— BEGIN —
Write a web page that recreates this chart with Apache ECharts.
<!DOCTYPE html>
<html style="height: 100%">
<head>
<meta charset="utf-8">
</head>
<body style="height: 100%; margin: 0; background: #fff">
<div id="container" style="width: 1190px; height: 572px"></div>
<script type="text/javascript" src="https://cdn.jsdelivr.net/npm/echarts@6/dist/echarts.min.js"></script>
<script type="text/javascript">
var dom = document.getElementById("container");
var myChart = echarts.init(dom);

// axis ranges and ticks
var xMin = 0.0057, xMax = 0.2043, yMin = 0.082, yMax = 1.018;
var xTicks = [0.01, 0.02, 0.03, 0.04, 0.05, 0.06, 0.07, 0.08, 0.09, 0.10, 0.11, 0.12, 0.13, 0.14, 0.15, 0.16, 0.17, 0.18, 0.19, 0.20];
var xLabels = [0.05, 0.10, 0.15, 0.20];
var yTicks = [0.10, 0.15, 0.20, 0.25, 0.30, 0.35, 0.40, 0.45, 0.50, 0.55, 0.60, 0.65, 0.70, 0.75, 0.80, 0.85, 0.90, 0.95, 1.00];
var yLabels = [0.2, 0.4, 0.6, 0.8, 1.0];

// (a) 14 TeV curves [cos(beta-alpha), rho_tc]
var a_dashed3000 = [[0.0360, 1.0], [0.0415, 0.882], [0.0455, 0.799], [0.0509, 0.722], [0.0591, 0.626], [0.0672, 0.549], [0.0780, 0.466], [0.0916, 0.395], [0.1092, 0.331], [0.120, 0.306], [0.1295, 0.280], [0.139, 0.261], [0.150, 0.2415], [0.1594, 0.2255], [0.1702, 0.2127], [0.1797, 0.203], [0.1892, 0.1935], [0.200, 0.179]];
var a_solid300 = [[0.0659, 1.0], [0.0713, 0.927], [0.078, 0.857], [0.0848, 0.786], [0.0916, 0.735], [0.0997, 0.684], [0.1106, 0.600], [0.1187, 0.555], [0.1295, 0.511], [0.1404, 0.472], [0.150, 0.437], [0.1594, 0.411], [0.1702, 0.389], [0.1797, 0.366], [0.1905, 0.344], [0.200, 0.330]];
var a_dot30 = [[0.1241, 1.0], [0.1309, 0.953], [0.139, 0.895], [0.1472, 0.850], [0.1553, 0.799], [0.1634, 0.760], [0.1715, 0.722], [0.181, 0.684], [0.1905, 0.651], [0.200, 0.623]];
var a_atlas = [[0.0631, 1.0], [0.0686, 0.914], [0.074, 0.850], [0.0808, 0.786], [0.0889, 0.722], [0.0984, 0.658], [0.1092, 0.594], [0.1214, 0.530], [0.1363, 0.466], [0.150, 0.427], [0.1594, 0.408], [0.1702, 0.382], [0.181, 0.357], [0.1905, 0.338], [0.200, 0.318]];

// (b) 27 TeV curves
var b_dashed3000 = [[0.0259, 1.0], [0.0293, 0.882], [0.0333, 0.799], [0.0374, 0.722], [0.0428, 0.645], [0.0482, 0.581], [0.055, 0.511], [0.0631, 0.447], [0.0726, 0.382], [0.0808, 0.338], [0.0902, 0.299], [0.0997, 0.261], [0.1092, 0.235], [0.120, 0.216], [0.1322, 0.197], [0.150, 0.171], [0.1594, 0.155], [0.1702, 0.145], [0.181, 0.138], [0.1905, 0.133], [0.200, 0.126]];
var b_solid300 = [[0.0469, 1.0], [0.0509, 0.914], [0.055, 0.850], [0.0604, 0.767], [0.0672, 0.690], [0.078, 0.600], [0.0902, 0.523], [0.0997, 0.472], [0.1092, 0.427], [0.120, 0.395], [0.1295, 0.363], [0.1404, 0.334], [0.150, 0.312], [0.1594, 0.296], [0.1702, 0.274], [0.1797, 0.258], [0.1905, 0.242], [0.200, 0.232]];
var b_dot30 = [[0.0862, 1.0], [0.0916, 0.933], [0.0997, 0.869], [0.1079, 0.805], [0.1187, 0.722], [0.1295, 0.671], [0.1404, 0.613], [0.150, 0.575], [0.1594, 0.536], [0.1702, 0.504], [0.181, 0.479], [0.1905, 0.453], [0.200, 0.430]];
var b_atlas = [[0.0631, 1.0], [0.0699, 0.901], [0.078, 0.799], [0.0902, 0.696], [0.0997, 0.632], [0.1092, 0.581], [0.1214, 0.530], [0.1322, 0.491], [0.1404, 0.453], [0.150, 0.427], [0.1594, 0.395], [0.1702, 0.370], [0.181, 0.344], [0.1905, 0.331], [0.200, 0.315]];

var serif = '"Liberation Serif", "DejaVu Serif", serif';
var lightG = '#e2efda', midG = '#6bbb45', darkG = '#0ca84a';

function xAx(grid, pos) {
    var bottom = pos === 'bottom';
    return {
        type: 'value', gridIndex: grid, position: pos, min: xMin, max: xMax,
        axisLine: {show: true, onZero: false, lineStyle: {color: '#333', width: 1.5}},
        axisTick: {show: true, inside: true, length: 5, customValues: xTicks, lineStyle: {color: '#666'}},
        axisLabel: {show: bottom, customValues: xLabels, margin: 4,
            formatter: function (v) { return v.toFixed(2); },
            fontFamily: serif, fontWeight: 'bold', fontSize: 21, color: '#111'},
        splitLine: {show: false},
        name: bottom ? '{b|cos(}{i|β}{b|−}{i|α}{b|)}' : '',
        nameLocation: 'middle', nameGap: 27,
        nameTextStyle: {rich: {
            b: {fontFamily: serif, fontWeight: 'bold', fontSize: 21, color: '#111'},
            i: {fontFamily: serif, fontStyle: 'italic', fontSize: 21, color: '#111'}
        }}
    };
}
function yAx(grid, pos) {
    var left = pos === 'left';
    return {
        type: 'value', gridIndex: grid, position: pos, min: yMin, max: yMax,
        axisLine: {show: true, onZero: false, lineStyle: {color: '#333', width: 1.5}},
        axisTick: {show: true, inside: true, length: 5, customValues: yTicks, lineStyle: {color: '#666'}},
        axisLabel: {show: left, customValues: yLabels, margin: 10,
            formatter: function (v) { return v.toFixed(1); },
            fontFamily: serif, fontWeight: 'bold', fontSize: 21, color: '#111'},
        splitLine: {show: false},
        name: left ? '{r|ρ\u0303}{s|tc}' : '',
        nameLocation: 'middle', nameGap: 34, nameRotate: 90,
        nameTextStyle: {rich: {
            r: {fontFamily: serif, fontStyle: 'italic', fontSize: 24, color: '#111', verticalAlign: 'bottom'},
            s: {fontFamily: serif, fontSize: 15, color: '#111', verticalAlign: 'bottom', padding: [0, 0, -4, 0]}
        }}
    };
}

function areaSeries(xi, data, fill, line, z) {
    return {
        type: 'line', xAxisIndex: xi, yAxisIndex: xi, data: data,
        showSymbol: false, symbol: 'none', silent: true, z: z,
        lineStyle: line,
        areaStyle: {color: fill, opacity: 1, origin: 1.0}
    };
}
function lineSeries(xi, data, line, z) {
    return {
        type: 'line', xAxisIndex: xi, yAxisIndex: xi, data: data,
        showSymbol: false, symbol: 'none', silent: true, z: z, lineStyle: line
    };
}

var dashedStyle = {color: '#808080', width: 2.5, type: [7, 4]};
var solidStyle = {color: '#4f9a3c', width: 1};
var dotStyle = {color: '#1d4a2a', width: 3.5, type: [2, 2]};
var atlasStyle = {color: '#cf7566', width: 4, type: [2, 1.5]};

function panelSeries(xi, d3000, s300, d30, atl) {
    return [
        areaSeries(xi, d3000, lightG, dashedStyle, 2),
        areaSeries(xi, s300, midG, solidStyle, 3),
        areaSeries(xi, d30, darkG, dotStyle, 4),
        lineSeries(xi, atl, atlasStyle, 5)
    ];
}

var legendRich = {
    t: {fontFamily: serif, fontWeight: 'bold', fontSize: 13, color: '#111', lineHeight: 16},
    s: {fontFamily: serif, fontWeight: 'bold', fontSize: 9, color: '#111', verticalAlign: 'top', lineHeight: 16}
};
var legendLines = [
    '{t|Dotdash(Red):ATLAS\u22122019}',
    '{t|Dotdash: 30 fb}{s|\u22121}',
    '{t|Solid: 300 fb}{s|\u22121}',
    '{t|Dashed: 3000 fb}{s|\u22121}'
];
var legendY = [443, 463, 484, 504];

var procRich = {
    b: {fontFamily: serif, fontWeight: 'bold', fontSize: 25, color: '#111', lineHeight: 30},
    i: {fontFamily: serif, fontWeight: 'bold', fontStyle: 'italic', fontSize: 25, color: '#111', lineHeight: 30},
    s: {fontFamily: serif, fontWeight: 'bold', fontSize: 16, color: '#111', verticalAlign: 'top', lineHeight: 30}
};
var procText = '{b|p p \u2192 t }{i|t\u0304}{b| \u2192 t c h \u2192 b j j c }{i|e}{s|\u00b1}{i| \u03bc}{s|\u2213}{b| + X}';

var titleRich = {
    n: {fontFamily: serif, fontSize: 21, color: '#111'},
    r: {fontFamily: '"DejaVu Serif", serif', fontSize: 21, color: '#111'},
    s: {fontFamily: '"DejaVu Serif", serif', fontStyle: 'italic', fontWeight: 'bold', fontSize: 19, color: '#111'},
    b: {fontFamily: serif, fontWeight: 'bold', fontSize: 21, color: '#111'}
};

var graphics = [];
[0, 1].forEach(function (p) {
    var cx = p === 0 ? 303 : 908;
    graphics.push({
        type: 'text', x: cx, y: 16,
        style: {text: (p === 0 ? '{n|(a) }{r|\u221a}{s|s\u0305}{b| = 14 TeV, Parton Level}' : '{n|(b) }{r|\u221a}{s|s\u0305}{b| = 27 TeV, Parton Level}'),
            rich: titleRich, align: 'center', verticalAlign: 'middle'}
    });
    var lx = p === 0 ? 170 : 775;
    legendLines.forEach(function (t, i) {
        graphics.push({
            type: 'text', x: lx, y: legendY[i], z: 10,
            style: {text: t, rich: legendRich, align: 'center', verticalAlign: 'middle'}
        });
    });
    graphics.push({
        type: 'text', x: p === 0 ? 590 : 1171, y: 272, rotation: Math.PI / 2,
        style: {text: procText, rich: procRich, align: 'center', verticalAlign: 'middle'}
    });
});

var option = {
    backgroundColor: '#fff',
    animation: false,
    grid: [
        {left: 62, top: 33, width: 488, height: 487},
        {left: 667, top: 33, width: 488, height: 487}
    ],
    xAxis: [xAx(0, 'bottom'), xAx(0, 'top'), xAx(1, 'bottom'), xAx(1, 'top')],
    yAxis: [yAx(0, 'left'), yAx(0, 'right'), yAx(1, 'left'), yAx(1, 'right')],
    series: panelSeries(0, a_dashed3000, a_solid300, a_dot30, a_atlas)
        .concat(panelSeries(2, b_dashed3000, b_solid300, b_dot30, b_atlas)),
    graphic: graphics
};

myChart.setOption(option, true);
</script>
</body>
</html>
— END —
• EXERCISE GOAL: Return exactly the lines that run from the top of the listing above to the line containing "var myChart = echarts.init(dom);", please, keeping both end lines and leaving out everything else.

• SOLUTION TO THIS TASK:
Write a web page that recreates this chart with Apache ECharts.
<!DOCTYPE html>
<html style="height: 100%">
<head>
<meta charset="utf-8">
</head>
<body style="height: 100%; margin: 0; background: #fff">
<div id="container" style="width: 1190px; height: 572px"></div>
<script type="text/javascript" src="https://cdn.jsdelivr.net/npm/echarts@6/dist/echarts.min.js"></script>
<script type="text/javascript">
var dom = document.getElementById("container");
var myChart = echarts.init(dom);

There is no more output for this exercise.